Uncommon Property
The Fishing and Fish-Processing Industries in British Columbia
This study offers readers unique insights into the complex problems of
fishing industries in which competing interests are attempting to find
solutions to unresolvable contradictions.
Description
Uncommon Property describes Canadian West Coast fisheries
in the 1980s, focusing on the social and economic structure of the
industry. It is the product of a three-year research project conducted
by the Department of Sociology and Anthropology at the University of
British Columbia.
Part 1 is concerned with the history of the industry, the role of
the federal and provincial governments, international markets,
significant differences in raw fish markets and their importance for
the fish processing sector, and the international context for British
Columbia fisheries.
Part 2 considers the labour process. This includes chapters on
shoreworkers and fishers, with descriptions of their characteristics
and working conditions.
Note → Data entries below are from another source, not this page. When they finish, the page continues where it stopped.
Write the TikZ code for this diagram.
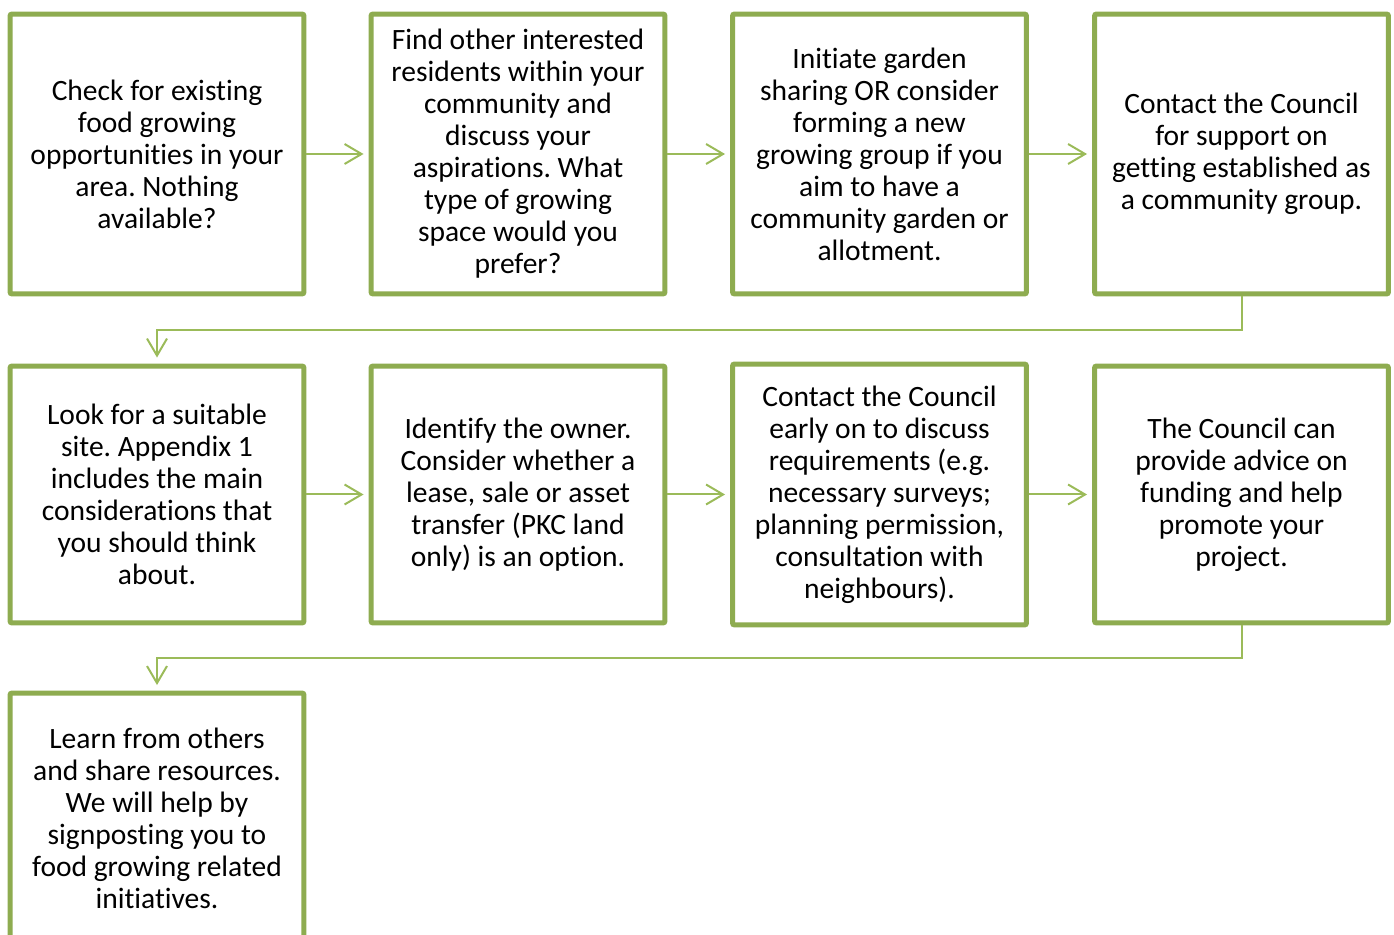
\documentclass[tikz,border=0pt]{standalone}
\usepackage{fontspec}
\setmainfont{Carlito}[Ligatures=NoCommon]
\frenchspacing
\usetikzlibrary{positioning,arrows.meta}
\definecolor{boxgreen}{HTML}{8EAC50}
\definecolor{linegreen}{HTML}{9BBB59}
\tikzset{
	stepbox/.style={draw=boxgreen, line width=0.1cm, rounded corners=0.04cm, fill=white, align=center, minimum width=5.88cm, inner sep=0pt, font=\fontsize{16.8pt}{18.2pt}\selectfont},
	flow/.style={draw=linegreen, line width=0.04cm, -{Straight Barb[length=0.34cm, width=0.40cm]}, shorten >=0.1cm}
}
\begin{document}
\begin{tikzpicture}[x=0.02cm, y=-0.02cm]
		\useasboundingbox (0,0) rectangle (1394,935);
		
		\node[stepbox, minimum height=5.6cm] (check) at (157,154) {Check for existing\\food growing\\opportunities in your\\area. Nothing\\available?};
		\node[stepbox, minimum height=5.6cm] (find) at (518,154) {Find other interested\\residents within your\\community and\\discuss your\\aspirations. What\\type of growing\\space would you\\prefer?};
		\node[stepbox, minimum height=5.6cm] (initiate) at (879.5,154) {Initiate garden\\sharing OR consider\\forming a new\\growing group if you\\aim to have a\\community garden or\\allotment.};
		\node[stepbox, minimum height=5.6cm] (contact) at (1241.5,154) {Contact the Council\\for support on\\getting established as\\a community group.};
		
		\node[stepbox, minimum height=5.14cm] (site) at (157,494.5) {Look for a suitable\\site. Appendix 1\\includes the main\\considerations that\\you should think\\about.};
		\node[stepbox, minimum height=5.14cm] (owner) at (518,494.5) {Identify the owner.\\Consider whether a\\lease, sale or asset\\transfer (PKC land\\only) is an option.};
		\node[stepbox, minimum height=5.22cm] (early) at (879.5,494.5) {Contact the Council\\early on to discuss\\requirements (e.g.\\necessary surveys;\\planning permission,\\consultation with\\neighbours).};
		\node[stepbox, minimum height=5.14cm] (advice) at (1241.5,494.5) {The Council can\\provide advice on\\funding and help\\promote your\\project.};
		
		\node[stepbox, minimum height=5cm] (learn) at (157,818) {Learn from others\\and share resources.\\We will help by\\signposting you to\\food growing related\\initiatives.};
		
		\coordinate (turn1) at (0,330);
		\coordinate (turn2) at (0,658);
		
		\draw[flow] (check) -- (find);
		\draw[flow] (find) -- (initiate);
		\draw[flow] (initiate) -- (contact);
		\draw[flow, shorten >=0.12cm] (contact.south) -- (contact.south |- turn1) -| (site.north);
		
		\draw[flow] (site) -- (owner);
		\draw[flow] (owner) -- (early);
		\draw[flow] (early) -- (advice);
		\draw[flow, shorten >=0.11cm] (advice.south) -- (advice.south |- turn2) -| (learn.north);
	\end{tikzpicture}
\end{document}
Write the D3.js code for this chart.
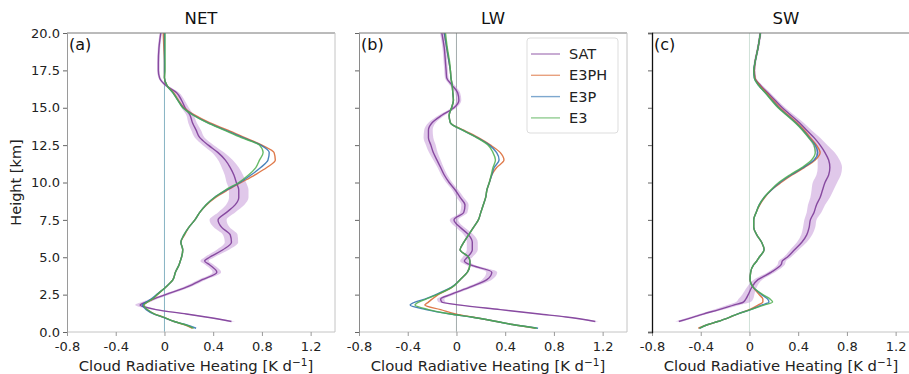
<!DOCTYPE html>
<html><head><meta charset="utf-8">
<script src="https://cdn.jsdelivr.net/npm/d3@7"></script>
<style>body{margin:0;background:#fff}svg{display:block;font-family:"DejaVu Sans",sans-serif}</style>
</head><body><svg id="c" width="909" height="374"></svg>
<script>
// ---------------- data ----------------
const heights = [20,19,18,17.5,17,16.5,16,15.5,15,14.5,14,13.5,13,12.5,12,11.5,11,10.5,10,9.5,9,8.5,8,7.5,7,6.5,6,5.5,5,4.75,4.5,4,3.5,3,2.5,2.2,2.0,1.8,1.5,1.2,1.0,0.7,0.5,0.25];
const panelTitles = ["NET","LW","SW"];
const panelTags = ["(a)","(b)","(c)"];
const seriesNames = ["SAT","E3PH","E3P","E3"];
const xTicks = [-0.8,-0.4,0,0.4,0.8,1.2];
const xTickLabels = ["-0.8","-0.4","0","0.4","0.8","1.2"];
const yTicks = [0,2.5,5,7.5,10,12.5,15,17.5,20];
const yTickLabels = ["0.0","2.5","5.0","7.5","10.0","12.5","15.0","17.5","20.0"];

const netSAT = [-0.03,-0.045,-0.05,-0.05,-0.04, 0.01,0.10,0.14,0.17,0.21, 0.23,0.26,0.29,0.36,0.44, 0.50,0.54,0.57,0.59,0.61, 0.61,0.58,0.51,0.44,0.47, 0.54,0.55,0.48,0.37,0.33, 0.37,0.43,0.31,0.18,0.01, -0.09,-0.15,-0.20,-0.07,0.18, 0.34,0.55,null,null];
const netSATerr = [0.01,0.01,0.01,0.01,0.01, 0.015,0.02,0.025,0.03,0.03, 0.035,0.04,0.04,0.045,0.05, 0.06,0.07,0.075,0.08,0.08, 0.08,0.075,0.07,0.07,0.065, 0.06,0.055,0.05,0.04,0.035, 0.035,0.035,0.03,0.03,0.03, 0.03,0.035,0.04,0.03,0.03, 0.03,0.03,null,null];
const netE3PH = [-0.01,-0.005,0.0,0.0,0.0, 0.02,0.075,0.115,0.16,0.25, 0.37,0.52,0.66,0.80,0.90, 0.91,0.84,0.74,0.63,0.52, 0.42,0.345,0.29,0.25,0.20, 0.165,0.135,0.15,0.14,0.13, 0.12,0.09,0.07,0.01,-0.06, -0.10,-0.14,-0.17,-0.145,-0.08, -0.01,0.08,0.16,0.23];
const netE3P = [0.0,0.0,0.0,0.0,0.0, 0.02,0.07,0.11,0.155,0.24, 0.355,0.50,0.645,0.79,0.86, 0.85,0.79,0.71,0.62,0.51, 0.41,0.34,0.29,0.25,0.20, 0.16,0.135,0.15,0.14,0.13, 0.12,0.09,0.07,0.01,-0.065, -0.11,-0.15,-0.18,-0.15,-0.085, -0.015,0.08,0.17,0.26];
const netE3 = [0.005,0.005,0.005,0.005,0.0, 0.02,0.07,0.11,0.15,0.235, 0.35,0.49,0.63,0.78,0.81, 0.78,0.75,0.69,0.61,0.50, 0.41,0.34,0.29,0.25,0.20, 0.16,0.135,0.15,0.14,0.13, 0.12,0.09,0.07,0.01,-0.06, -0.10,-0.14,-0.17,-0.14,-0.08, -0.01,0.08,0.165,0.24];

const lwSAT = [-0.12,-0.10,-0.09,-0.085,-0.08, -0.035,0.01,0.02,-0.02,-0.12, -0.20,-0.23,-0.23,-0.21,-0.19, -0.16,-0.13,-0.10,-0.06,-0.01, 0.03,0.07,0.06,-0.02,0.03, 0.10,0.13,0.13,0.09,0.065, 0.11,0.29,0.25,0.11,-0.05, -0.13,-0.12,0.03,0.36,0.68, 0.90,1.14,null,null];
const lwSATerr = [0.015,0.015,0.015,0.015,0.015, 0.02,0.02,0.02,0.02,0.025, 0.03,0.035,0.04,0.04,0.035, 0.03,0.025,0.025,0.025,0.025, 0.03,0.03,0.03,0.035,0.035, 0.04,0.045,0.045,0.04,0.035, 0.035,0.045,0.04,0.03,0.03, 0.03,0.03,0.03,0.03,0.03, 0.03,0.03,null,null];
const lwE3PH = [-0.10,-0.08,-0.06,-0.05,-0.045, -0.035,-0.03,-0.025,-0.04,-0.06, -0.05,0.06,0.18,0.28,0.36, 0.39,0.33,0.29,0.27,0.25, 0.24,0.22,0.20,0.18,0.14, 0.10,0.06,0.03,0.10,0.11, 0.11,0.09,0.03,-0.035,-0.15, -0.20,-0.23,-0.26,-0.13,0.0, 0.13,0.33,0.46,0.65];
const lwE3P = [-0.10,-0.08,-0.06,-0.05,-0.045, -0.035,-0.03,-0.025,-0.04,-0.06, -0.05,0.05,0.17,0.27,0.33, 0.35,0.31,0.29,0.27,0.25, 0.24,0.22,0.20,0.18,0.14, 0.10,0.06,0.03,0.10,0.11, 0.11,0.09,0.03,-0.04,-0.17, -0.26,-0.34,-0.38,-0.25,-0.05, 0.12,0.33,0.46,0.67];
const lwE3 = [-0.09,-0.075,-0.055,-0.05,-0.045, -0.035,-0.03,-0.025,-0.04,-0.06, -0.05,0.05,0.165,0.26,0.30, 0.32,0.30,0.285,0.27,0.25, 0.24,0.22,0.20,0.18,0.14, 0.10,0.06,0.03,0.10,0.11, 0.11,0.09,0.03,-0.035,-0.16, -0.25,-0.31,-0.34,-0.23,-0.05, 0.12,0.33,0.46,0.66];

const swSAT = [0.09,0.07,0.045,0.04,0.045, 0.09,0.15,0.21,0.27,0.34, 0.41,0.47,0.53,0.58,0.62, 0.65,0.66,0.65,0.62,0.60, 0.58,0.55,0.53,0.50,0.49, 0.47,0.43,0.37,0.31,0.27, 0.26,0.18,0.07,0.02,-0.01, -0.03,-0.05,-0.13,-0.25,-0.38, -0.46,-0.58,null,null];
const swSATerr = [0.01,0.01,0.01,0.01,0.01, 0.015,0.02,0.02,0.025,0.03, 0.035,0.04,0.05,0.06,0.08, 0.09,0.10,0.10,0.10,0.09, 0.08,0.07,0.06,0.05,0.05, 0.045,0.04,0.035,0.03,0.03, 0.03,0.03,0.035,0.04,0.05, 0.06,0.06,0.05,0.04,0.03, 0.03,0.03,null,null];
const swE3PH = [0.09,0.07,0.045,0.04,0.045, 0.085,0.14,0.195,0.25,0.32, 0.39,0.45,0.50,0.55,0.58, 0.54,0.45,0.35,0.26,0.18, 0.125,0.085,0.055,0.035,0.035, 0.06,0.10,0.12,0.08,0.06, 0.035,0.01,0.005,0.03,0.08, 0.11,0.11,0.07,0.0,-0.10, -0.16,-0.26,-0.34,-0.42];
const swE3P = [0.09,0.07,0.045,0.035,0.04, 0.075,0.13,0.185,0.24,0.31, 0.38,0.44,0.49,0.54,0.56, 0.53,0.44,0.34,0.25,0.18, 0.12,0.08,0.055,0.035,0.035, 0.06,0.10,0.12,0.08,0.06, 0.035,0.01,0.005,0.03,0.10, 0.15,0.16,0.10,0.01,-0.10, -0.16,-0.26,-0.34,-0.41];
const swE3 = [0.09,0.07,0.045,0.035,0.04, 0.075,0.13,0.18,0.235,0.305, 0.375,0.435,0.485,0.53,0.54, 0.51,0.43,0.33,0.24,0.175, 0.12,0.08,0.055,0.035,0.035, 0.06,0.10,0.12,0.08,0.06, 0.035,0.01,0.005,0.03,0.11, 0.17,0.19,0.12,0.01,-0.10, -0.16,-0.26,-0.34,-0.41];

// ---------------- styling ----------------
const colors = {SAT:"#7d3c98", E3PH:"#d9632b", E3P:"#2a6fb0", E3:"#4cae4c"};
const bandColor = "#c79ad8";
const panelLeft = [67, 359, 652];
const panelW = 268, plotTop = 33, plotH = 299;
const zeroColors = ["#86b3c3","#a3acac","#cfe1d8"];
const leftSpine = ["#9a9a9a","#8a8a8a","#111"];

const panelData = [
  {sat: netSAT, err: netSATerr, models: [netE3PH, netE3P, netE3]},
  {sat: lwSAT, err: lwSATerr, models: [lwE3PH, lwE3P, lwE3]},
  {sat: swSAT, err: swSATerr, models: [swE3PH, swE3P, swE3]}
];

const svg = d3.select("#c");
const x = d3.scaleLinear().domain([-0.8, 1.4]).range([0, panelW]);
const y = d3.scaleLinear().domain([0, 20]).range([plotH, 0]);

const defs = svg.append("defs");
defs.append("clipPath").attr("id","clip").append("rect").attr("width",panelW).attr("height",plotH);

panelData.forEach((pd, i) => {
  const g = svg.append("g").attr("transform", `translate(${panelLeft[i]},${plotTop})`);
  const plot = g.append("g").attr("clip-path","url(#clip)");

  plot.append("line").attr("x1",x(0)).attr("x2",x(0)).attr("y1",0).attr("y2",plotH)
    .attr("stroke",zeroColors[i]).attr("stroke-width",1);

  const bandPts = heights.map((h,k)=>({h, v: pd.sat[k], e: pd.err[k]})).filter(d=>d.v!=null);
  plot.append("path").datum(bandPts)
    .attr("d", d3.area().curve(d3.curveMonotoneY)
      .y(d=>y(d.h)).x0(d=>x(d.v-d.e)).x1(d=>x(d.v+d.e)))
    .attr("fill", bandColor).attr("opacity",0.55);

  const line = d3.line().curve(d3.curveMonotoneY).defined(d=>d.v!=null).x(d=>x(d.v)).y(d=>y(d.h));
  const all = [pd.sat, ...pd.models];
  all.forEach((arr, s) => {
    const pts = heights.map((h,k)=>({h, v: arr[k]}));
    plot.append("path").datum(pts).attr("d", line)
      .attr("fill","none").attr("stroke", colors[seriesNames[s]])
      .attr("stroke-width", 1.4).attr("opacity", s===0?0.9:0.85);
  });

  g.append("line").attr("x1",0).attr("x2",panelW).attr("y1",0).attr("y2",0).attr("stroke","#777").attr("stroke-width",1);
  g.append("line").attr("x1",panelW).attr("x2",panelW).attr("y1",0).attr("y2",plotH).attr("stroke","#c4c4c4").attr("stroke-width",1);
  g.append("line").attr("x1",0).attr("x2",panelW).attr("y1",plotH).attr("y2",plotH).attr("stroke","#c4c4c4").attr("stroke-width",1);

  const xa = g.append("g").attr("transform",`translate(0,${plotH})`)
    .call(d3.axisBottom(x).tickValues(xTicks).tickSize(4).tickFormat((d,k)=>xTickLabels[k]));
  xa.select(".domain").remove();
  xa.selectAll("line").attr("stroke","#999");
  xa.selectAll("text").attr("font-size",13).attr("fill","#222").attr("dy","0.95em")
    .attr("font-family","DejaVu Sans");

  const ya = g.append("g")
    .call(d3.axisLeft(y).tickValues(yTicks).tickSize(4).tickFormat((d,k)=> i===0 ? yTickLabels[k] : ""));
  ya.select(".domain").attr("stroke", leftSpine[i]).attr("stroke-width", i===2?1.3:1);
  ya.selectAll("line").attr("stroke","#666");
  ya.selectAll("text").attr("font-size",13).attr("fill","#222").attr("font-family","DejaVu Sans");

  g.append("text").attr("x",panelW/2).attr("y",-9).attr("text-anchor","middle")
    .attr("font-size",16.5).attr("fill","#111").text(panelTitles[i]);
  g.append("text").attr("x",2).attr("y",17).attr("font-size",16).attr("fill","#111").text(panelTags[i]);

  const xl = g.append("text").attr("x",panelW/2 - 5).attr("y",plotH+39).attr("text-anchor","middle")
    .attr("font-size",14.8).attr("fill","#222");
  xl.append("tspan").text("Cloud Radiative Heating [K d");
  xl.append("tspan").attr("dy",-5).attr("font-size",10.5).text("\u22121");
  xl.append("tspan").attr("dy",5).text("]");
});

svg.append("text").attr("transform",`translate(21,${plotTop+plotH/2}) rotate(-90)`)
  .attr("text-anchor","middle").attr("font-size",14.5).attr("fill","#222").text("Height [km]");

const lg = svg.append("g").attr("transform","translate(527,38)");
lg.append("rect").attr("width",91).attr("height",95).attr("rx",3)
  .attr("fill","#fff").attr("fill-opacity",0.8).attr("stroke","#ddd");
seriesNames.forEach((n,k)=>{
  const yy = 16 + k*21.3;
  lg.append("line").attr("x1",4).attr("x2",33).attr("y1",yy).attr("y2",yy)
    .attr("stroke",colors[n]).attr("stroke-width",1.4).attr("opacity",0.6);
  lg.append("text").attr("x",42).attr("y",yy+5).attr("font-size",14.5).attr("fill","#222").text(n);
});
</script></body></html>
It also examines their history of organization,
the special place of native Indians in the fishery, and the perspective
of history by the Union of Fishermen and Allied Workers' Union
Newspaper.
Part 3 considers fishing communities: their viability when they are
dependent on a diminishing resource and their responses to resource
depletion.
This study offers readers unique insights into the complex problems
of fishing industries in which competing interests are attempting to
find solutions to unresolvable contradictions.
Reviews
A welcome and valuable resource book essential for anyone interested in the west coast fisheries. More than that, however, the key chapters by Guppy, Pinkerton, and Muszynski in Part 2 and one on the state by McMullan in Part 1 are classic articles in the field and deserve to be widely cited as insightful, original contributions to Canadian political economy.